*Given request*
Tally the lines containing the word "What" and give the total alone.

++++ Raw data ++++

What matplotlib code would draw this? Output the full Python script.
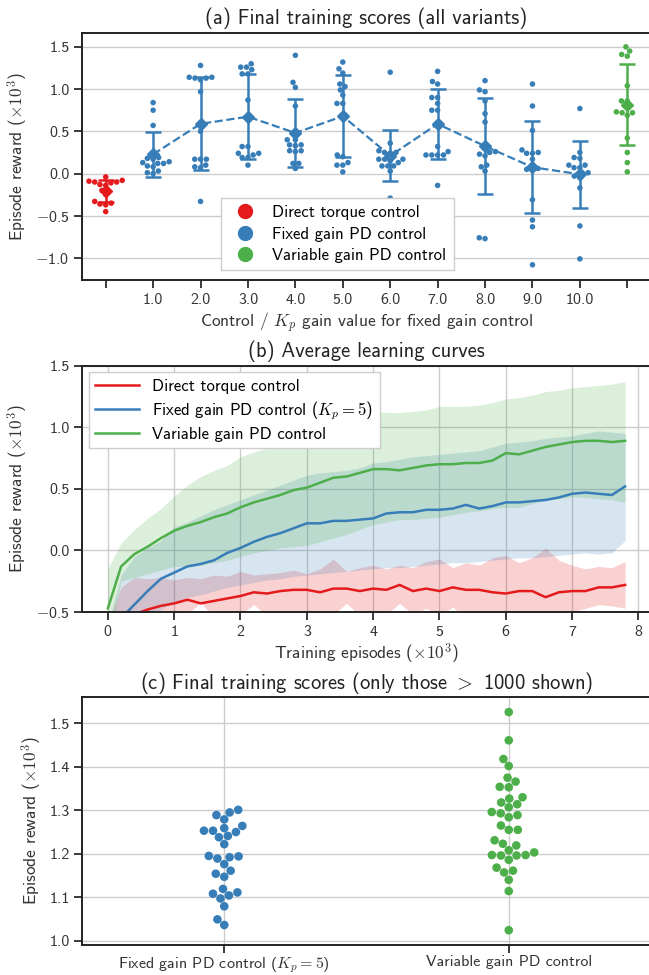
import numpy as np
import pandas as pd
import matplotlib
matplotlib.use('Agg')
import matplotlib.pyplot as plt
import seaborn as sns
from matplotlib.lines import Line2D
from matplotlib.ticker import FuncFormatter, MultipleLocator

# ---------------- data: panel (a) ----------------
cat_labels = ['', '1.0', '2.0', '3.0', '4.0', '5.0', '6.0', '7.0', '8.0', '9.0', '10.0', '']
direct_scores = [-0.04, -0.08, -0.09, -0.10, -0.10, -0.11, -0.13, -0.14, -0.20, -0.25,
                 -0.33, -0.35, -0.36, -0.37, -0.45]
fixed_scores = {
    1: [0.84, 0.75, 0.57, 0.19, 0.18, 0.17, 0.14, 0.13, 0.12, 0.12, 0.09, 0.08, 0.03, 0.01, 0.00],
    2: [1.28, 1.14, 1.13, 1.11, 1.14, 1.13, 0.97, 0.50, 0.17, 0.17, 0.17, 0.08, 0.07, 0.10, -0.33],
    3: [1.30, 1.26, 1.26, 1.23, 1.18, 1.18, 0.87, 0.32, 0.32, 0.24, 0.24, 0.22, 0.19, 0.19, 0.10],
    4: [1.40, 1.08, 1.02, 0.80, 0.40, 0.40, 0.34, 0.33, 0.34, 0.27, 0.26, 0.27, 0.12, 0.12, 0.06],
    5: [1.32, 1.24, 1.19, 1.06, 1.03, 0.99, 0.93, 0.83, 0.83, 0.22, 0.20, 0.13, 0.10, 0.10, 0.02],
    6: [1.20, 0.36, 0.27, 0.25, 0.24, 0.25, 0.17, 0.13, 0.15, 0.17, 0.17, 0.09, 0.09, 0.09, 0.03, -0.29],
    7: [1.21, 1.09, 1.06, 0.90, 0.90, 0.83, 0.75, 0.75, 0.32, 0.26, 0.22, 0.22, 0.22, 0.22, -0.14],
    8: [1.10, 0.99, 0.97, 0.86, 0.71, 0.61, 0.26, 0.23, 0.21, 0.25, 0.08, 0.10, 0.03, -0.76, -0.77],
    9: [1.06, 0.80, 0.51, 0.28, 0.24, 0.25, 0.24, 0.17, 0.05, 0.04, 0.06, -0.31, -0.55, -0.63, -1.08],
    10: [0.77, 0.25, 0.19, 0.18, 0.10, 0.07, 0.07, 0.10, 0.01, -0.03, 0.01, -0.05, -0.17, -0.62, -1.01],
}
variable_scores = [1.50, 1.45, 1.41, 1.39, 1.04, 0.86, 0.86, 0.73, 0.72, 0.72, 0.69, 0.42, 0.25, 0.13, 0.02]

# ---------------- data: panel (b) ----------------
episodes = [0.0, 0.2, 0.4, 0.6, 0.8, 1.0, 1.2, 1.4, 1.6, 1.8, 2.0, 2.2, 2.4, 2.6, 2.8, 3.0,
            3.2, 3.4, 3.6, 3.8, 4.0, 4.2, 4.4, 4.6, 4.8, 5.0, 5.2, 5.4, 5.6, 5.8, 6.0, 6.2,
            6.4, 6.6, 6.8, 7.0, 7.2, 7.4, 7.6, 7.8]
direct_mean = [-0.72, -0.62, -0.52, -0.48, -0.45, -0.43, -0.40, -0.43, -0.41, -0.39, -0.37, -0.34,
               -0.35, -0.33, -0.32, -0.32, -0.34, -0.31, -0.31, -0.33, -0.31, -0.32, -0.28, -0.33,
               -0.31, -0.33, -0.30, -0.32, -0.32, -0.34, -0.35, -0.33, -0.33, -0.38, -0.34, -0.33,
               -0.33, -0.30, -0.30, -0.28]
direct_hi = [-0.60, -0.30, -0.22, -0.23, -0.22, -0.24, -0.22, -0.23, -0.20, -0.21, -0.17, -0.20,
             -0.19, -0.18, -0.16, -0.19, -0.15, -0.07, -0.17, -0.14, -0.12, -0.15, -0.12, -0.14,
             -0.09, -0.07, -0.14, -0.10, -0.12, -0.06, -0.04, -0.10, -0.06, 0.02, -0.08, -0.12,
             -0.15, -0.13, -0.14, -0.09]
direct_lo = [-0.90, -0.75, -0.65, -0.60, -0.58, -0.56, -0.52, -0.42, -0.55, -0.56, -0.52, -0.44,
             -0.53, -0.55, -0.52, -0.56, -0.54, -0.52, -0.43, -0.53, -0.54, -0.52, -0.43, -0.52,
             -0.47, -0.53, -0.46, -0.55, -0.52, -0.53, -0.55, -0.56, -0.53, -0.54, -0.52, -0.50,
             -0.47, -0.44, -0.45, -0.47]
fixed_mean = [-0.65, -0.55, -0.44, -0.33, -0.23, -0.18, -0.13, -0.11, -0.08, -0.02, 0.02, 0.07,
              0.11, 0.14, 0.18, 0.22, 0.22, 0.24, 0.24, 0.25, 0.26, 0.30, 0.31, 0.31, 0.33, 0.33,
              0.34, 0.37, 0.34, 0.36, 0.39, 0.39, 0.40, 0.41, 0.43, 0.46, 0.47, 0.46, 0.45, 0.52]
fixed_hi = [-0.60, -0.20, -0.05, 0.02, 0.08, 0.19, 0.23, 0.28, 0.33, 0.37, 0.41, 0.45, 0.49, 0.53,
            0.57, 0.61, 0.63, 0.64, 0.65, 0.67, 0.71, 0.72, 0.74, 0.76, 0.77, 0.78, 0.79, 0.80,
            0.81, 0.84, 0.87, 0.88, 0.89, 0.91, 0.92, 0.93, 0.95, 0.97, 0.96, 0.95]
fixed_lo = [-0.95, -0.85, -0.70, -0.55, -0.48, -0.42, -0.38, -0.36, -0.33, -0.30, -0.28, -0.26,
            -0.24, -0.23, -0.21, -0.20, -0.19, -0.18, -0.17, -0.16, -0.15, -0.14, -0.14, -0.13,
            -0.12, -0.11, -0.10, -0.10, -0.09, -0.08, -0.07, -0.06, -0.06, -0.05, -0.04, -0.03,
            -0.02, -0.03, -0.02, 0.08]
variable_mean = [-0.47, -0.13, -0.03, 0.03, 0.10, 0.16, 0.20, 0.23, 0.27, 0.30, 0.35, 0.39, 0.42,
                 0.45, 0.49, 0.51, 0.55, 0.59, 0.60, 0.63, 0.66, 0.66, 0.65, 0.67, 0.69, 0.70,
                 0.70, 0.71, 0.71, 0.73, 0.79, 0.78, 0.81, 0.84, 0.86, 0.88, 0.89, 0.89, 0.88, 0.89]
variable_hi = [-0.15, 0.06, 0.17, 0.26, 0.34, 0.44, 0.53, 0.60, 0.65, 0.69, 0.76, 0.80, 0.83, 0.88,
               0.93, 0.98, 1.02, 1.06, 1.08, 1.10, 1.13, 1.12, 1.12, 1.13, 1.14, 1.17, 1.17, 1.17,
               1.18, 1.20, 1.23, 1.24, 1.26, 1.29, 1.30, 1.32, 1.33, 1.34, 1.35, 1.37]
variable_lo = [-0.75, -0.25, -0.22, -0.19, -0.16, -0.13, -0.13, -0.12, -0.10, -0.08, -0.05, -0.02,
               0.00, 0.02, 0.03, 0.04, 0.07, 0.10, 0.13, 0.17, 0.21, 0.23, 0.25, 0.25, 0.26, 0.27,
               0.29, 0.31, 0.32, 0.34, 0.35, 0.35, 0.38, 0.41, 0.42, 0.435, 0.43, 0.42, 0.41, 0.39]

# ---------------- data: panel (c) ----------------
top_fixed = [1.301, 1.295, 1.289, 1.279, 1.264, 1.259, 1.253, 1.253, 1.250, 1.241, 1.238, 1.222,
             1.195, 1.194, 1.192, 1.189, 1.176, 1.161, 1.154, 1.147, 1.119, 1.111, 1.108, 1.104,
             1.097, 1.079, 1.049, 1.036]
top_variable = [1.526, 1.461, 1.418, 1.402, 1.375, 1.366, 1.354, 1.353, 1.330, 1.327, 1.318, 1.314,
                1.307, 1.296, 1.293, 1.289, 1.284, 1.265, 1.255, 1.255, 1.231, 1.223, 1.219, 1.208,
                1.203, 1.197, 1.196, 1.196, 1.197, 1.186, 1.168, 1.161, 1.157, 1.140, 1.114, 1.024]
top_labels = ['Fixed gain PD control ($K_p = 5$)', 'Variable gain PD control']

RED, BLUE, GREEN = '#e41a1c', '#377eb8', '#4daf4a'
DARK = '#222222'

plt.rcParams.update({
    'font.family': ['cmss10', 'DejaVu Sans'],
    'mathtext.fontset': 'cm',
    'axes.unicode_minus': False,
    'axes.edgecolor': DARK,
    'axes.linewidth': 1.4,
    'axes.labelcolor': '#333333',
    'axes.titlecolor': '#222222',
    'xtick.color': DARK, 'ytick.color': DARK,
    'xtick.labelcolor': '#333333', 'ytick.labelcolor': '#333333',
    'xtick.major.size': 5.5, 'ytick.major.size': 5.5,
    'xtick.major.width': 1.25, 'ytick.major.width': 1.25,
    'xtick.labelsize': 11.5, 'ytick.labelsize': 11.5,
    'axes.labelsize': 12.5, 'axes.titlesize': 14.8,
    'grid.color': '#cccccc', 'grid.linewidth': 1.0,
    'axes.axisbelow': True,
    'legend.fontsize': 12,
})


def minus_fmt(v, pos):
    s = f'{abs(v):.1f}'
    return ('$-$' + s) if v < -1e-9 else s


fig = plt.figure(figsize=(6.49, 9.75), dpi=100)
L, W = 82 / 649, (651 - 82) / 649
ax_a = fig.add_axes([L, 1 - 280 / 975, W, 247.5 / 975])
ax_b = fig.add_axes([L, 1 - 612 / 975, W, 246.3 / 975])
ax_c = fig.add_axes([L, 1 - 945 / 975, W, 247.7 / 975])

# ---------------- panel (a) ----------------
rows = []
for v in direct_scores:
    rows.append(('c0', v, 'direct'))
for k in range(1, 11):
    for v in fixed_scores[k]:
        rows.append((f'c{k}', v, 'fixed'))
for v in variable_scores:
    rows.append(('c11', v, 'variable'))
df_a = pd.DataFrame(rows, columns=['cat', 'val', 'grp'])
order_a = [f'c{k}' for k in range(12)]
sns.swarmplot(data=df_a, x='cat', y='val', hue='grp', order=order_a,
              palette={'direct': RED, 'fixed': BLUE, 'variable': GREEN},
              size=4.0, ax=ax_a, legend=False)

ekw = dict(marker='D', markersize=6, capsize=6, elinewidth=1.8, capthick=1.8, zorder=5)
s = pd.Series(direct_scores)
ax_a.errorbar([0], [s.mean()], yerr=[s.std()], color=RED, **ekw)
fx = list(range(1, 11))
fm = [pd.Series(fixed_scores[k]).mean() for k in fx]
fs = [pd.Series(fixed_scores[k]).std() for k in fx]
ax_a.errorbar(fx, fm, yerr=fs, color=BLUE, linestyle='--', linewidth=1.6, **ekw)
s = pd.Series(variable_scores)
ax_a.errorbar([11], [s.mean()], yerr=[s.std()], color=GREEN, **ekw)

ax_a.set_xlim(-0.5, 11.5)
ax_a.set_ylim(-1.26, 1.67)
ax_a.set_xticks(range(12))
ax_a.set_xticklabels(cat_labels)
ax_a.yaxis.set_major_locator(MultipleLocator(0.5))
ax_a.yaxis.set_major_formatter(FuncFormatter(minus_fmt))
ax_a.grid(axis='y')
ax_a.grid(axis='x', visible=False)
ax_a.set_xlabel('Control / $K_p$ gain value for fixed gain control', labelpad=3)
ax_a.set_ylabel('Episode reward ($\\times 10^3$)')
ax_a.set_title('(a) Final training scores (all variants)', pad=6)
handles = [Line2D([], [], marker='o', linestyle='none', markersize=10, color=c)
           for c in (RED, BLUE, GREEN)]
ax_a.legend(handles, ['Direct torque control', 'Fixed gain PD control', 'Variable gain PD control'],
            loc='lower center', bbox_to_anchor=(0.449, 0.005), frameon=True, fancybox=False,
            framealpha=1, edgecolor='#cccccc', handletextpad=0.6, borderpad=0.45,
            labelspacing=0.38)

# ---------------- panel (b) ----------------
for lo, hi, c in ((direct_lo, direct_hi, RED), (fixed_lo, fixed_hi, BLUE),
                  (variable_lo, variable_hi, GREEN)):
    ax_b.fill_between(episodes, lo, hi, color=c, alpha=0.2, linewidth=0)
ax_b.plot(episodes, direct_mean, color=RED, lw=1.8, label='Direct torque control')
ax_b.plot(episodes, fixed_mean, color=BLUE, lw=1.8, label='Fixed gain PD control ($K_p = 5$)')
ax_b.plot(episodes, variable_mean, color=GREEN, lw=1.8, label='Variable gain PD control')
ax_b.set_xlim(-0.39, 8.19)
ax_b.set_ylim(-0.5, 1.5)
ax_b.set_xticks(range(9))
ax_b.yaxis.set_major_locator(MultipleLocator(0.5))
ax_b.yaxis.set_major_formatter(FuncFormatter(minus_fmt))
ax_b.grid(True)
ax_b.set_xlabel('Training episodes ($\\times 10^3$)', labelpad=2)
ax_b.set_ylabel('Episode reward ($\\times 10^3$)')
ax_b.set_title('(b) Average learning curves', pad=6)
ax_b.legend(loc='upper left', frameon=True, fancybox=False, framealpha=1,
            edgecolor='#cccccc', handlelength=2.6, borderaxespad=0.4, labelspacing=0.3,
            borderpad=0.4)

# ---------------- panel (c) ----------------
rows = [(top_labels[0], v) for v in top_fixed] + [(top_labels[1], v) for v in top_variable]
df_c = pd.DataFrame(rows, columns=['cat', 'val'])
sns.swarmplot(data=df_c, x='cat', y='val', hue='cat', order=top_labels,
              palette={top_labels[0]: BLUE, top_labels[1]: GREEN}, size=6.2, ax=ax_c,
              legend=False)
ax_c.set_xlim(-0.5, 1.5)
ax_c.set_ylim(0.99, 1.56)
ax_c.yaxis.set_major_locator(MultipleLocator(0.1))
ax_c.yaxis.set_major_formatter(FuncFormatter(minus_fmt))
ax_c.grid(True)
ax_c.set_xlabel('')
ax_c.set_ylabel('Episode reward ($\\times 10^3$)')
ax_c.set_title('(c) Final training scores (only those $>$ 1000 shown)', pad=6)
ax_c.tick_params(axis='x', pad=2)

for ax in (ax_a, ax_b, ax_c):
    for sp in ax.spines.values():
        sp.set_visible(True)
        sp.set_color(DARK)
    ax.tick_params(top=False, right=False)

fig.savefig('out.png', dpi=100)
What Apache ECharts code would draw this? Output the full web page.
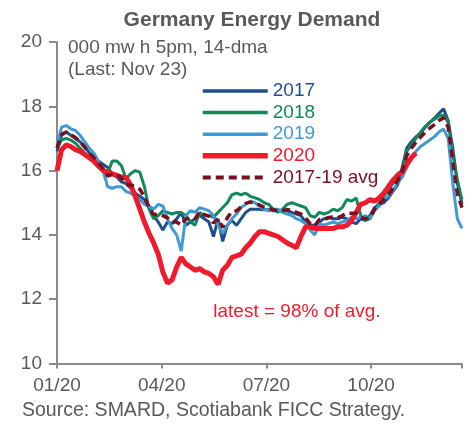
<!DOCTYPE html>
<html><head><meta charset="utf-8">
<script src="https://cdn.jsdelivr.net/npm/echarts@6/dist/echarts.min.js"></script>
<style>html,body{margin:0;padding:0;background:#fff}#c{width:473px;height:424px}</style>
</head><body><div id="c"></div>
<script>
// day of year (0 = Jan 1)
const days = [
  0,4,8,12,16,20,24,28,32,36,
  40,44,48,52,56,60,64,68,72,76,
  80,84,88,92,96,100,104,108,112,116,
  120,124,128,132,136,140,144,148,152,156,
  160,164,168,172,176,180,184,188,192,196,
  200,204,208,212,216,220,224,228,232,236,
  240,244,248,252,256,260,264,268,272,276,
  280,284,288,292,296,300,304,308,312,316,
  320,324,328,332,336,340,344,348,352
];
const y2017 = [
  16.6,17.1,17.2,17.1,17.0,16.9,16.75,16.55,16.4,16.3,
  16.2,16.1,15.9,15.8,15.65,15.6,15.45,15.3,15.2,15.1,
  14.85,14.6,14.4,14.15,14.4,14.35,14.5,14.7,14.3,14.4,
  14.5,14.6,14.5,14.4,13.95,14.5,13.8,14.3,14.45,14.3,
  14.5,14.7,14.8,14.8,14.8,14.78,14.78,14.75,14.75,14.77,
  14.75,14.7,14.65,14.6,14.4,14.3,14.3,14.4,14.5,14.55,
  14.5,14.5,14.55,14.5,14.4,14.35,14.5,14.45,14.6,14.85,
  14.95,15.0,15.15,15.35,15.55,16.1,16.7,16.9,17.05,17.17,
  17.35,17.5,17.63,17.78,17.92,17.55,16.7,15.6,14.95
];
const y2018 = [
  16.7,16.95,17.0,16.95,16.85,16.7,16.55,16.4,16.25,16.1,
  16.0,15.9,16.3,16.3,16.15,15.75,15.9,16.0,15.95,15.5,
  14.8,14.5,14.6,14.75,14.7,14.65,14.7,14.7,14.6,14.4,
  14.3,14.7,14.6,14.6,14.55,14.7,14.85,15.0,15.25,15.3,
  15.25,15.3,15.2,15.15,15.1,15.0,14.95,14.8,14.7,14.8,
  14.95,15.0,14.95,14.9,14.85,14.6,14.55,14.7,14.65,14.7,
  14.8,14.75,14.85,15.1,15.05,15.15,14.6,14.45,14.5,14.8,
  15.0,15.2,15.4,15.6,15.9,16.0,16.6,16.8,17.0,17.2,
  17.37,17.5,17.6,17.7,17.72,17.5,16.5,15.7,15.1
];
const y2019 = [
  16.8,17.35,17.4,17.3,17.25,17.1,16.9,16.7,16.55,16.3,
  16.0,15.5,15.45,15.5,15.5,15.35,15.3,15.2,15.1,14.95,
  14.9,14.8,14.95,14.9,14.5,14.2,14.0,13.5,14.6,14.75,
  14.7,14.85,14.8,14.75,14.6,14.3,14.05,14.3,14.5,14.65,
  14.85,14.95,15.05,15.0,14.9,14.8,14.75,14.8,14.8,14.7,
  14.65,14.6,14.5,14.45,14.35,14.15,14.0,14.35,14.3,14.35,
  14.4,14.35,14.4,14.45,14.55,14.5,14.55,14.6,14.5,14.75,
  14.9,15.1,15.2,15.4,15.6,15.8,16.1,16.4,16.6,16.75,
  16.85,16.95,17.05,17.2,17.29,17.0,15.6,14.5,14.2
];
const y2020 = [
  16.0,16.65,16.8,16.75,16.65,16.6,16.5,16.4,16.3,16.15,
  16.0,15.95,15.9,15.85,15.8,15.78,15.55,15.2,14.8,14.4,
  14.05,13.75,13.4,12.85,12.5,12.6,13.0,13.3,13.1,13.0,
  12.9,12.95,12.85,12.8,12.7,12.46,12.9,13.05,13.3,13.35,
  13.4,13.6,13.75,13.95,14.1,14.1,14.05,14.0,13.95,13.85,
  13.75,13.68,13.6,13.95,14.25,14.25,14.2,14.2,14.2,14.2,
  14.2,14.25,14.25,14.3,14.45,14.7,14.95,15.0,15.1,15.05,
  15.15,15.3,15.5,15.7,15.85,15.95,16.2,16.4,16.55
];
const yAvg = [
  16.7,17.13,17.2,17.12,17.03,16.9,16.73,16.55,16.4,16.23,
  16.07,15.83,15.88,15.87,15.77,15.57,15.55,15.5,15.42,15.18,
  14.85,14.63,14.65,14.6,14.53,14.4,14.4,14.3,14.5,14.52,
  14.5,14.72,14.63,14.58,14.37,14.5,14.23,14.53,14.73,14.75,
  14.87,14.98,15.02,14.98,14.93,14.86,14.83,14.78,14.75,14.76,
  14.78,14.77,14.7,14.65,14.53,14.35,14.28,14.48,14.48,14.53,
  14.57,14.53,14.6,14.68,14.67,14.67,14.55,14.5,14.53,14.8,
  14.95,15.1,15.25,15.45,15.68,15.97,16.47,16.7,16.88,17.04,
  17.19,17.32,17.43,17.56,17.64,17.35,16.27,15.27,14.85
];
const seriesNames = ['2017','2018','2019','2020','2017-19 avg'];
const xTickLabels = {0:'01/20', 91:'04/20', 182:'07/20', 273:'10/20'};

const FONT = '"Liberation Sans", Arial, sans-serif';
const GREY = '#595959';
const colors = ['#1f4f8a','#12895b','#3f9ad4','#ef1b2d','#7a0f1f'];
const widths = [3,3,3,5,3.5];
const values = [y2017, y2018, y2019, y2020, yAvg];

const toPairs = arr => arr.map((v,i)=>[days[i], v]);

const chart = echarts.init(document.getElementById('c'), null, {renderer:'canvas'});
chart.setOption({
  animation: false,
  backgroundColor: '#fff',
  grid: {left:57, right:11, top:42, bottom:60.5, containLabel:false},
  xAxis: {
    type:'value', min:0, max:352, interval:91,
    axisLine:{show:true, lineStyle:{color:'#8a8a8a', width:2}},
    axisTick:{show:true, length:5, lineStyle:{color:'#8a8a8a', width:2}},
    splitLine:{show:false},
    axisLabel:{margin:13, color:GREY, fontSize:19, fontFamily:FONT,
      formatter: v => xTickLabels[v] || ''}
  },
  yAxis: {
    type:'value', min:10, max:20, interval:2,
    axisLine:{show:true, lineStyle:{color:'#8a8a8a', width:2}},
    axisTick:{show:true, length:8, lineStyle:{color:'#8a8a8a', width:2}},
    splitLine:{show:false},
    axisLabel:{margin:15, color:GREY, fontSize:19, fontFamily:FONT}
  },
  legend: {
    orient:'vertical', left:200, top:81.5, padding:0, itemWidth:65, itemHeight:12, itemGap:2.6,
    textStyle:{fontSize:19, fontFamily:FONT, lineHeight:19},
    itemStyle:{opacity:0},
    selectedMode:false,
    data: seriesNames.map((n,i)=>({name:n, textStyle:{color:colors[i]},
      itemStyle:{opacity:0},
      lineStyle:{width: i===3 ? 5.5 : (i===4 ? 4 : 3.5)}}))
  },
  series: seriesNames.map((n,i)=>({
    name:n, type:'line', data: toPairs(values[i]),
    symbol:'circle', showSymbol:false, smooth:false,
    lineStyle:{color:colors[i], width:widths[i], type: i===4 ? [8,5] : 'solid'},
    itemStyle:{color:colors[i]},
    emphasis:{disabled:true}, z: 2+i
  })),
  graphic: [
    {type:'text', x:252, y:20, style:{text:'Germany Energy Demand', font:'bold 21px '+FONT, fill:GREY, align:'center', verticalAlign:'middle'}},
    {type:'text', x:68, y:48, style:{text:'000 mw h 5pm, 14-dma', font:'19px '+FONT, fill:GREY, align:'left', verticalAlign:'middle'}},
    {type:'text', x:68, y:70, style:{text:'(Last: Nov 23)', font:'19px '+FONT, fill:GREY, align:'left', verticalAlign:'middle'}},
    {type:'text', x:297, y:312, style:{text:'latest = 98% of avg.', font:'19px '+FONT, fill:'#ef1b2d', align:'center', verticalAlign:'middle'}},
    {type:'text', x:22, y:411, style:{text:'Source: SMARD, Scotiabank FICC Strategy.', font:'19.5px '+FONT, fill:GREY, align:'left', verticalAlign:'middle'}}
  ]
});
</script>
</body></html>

++++

*Completed exercise*
2